Н.ФЕДЕРМЕССЕР: У меня тоже такое… не осознавала этого, а сейчас вы сказали про халяву, и я вот что вспомнила. У меня есть две подруги, которые работают в гостиничном бизнесе не в Москве, и они обе сказали такую штуку, что уже много лет люди, которые приезжают в гостиницу и ночуют больше, чем один день, они не берут и не используют в гостиницах эти маленькие пузырьки с шампунями, они привозят свое. И они говорят: «Когда мы начинали 15-18 лет назад этот бизнес, мы никогда не оставляли в номерах больше одного рулона туалетной бумаги, потому что его забирали с собой. У  нас воровали полотенца, у нас обязательно забирали пилочки для ногтей и все шампуни. Потом это перестало происходить, и мы даже стали делать их достаточно дорогими, потому что мы знали, что это человеку приятно, но он, скорей всего, Потом это перестало происходить, и мы даже стали делать их достаточно дорогими, потому что мы знали, что это человеку приятно, но он, скорей всего, не воспользуется.  Сейчас стали все это сметать». И это я говорю не про малюсенькие города, просто это не Москва, это нормальные города-миллионники. Туда приезжает масса командировочных, в том числе, из Москвы.  И вот они стали забирать это. Это мы делаем превентивно?  Нам еще не нужно забирать, это мы на всякий случай, зимовку готовим? 

Н.ЗУБАРЕВИЧ: Обеднение всегда связано с тем, что вы рассказываете и описываете. Второе: ощущение ухудшающейся ситуации рисков тоже делает людей такими, какими вы их описываете. В нормальной, стабильной ситуации этого бы не было. 

Можно я скажу так. Вот эта тревожность невероятная, померенная в этом году, она действует, в том числе, на те привычки, которые вы описываете. Страна… даже не в депрессии — страна… не могу найти это слово… Мандраж — мало. Шок — многовато, потому что не все его чувствуют. Страна в страшной неуверенности. 

Н.ФЕДЕРМЕССЕР: Да, в этой призрачности, непонимании происходящего.

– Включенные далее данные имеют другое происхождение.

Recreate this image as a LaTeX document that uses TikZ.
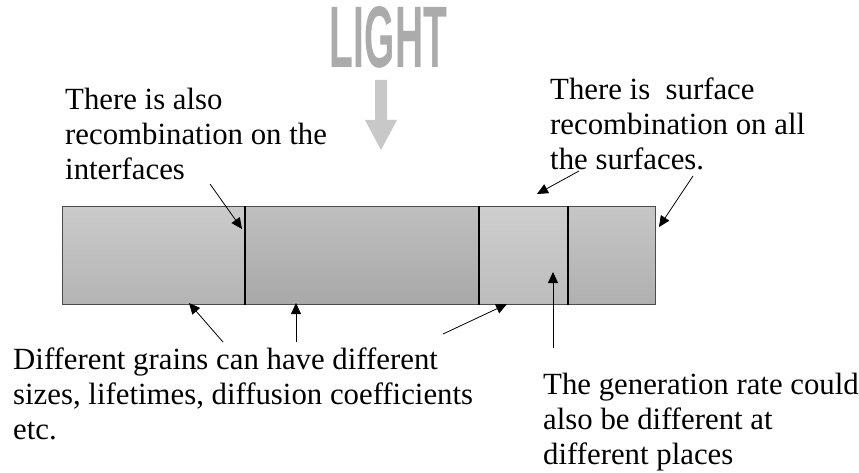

Н.ЗУБАРЕВИЧ: Да, да. И вот те рефлекторные привычки, которые вы описываете, они очень соответствуют этой реальности. Люди не признаются себе часто. Люди говорят, что все хорошо, что мы со всем справимся. Но внутри-то сидит чудовищная неуверенность и рост страхов и тревожности. Но это очень плохое состояние общества. 

Н.ФЕДЕРМЕССЕР: Мы должны завершать. И я вот про что подумала. У нас к концу года будет несколько эфиров, посвященных Новому году и тому, как его отмечают разные группы граждан и как он отражает существующую ситуацию.

Когда мы начинали сегодня, и вы сказали про день рождения и подарок, вот есть две ситуации. Можно принять решение не отмечать Новый год, потому что сейчас совестно праздновать, а можно не отмечать Новый год, потому что у тебя нет этой возможности. И вроде это банальность, но для меня это сегодня такое откровение. Я понимаю, что в нашей стране около 30 миллионов человек, получается, которые, вероятно, даже если смогут накрыть стол, вероятно, не смогут подарить подарки членам своей семьи.

Н.ЗУБАРЕВИЧ: Зависит. Не ставьте крест. Люди вяжут, шьют, могут что-то сделать руками. Это не вопрос денег, это вопрос душевного тепла: хотите вы это сделать или нет. Ужас ситуации даже не в  деньгах, а в том, что придавлено позитивное ощущение жизни. И те, кто сможет это преодолеть, они молодцы. Но преодолеть это мы сможем тогда, когда та бетонная плита, которая на нас положена, все-таки исчезнет. 

И.ВОРОБЬЕВА: Я предлагаю на этом  завершать. Я надеюсь, что бетонная плита все-таки нас покинет в какой-то момент. Спасибо большое! Это была программа «Нормальная жизнь» на «Живом гвозде». Наталья Зубаревич, Нюта Федермессер, Ирина Воробьева. До встречи, пока!

Н.ФЕДЕРМЕССЕР: До встречи в следующую пятницу. Пока! 

Н.ЗУБАРЕВИЧ: С вами было очень приятно общаться. Спасибо, девушки!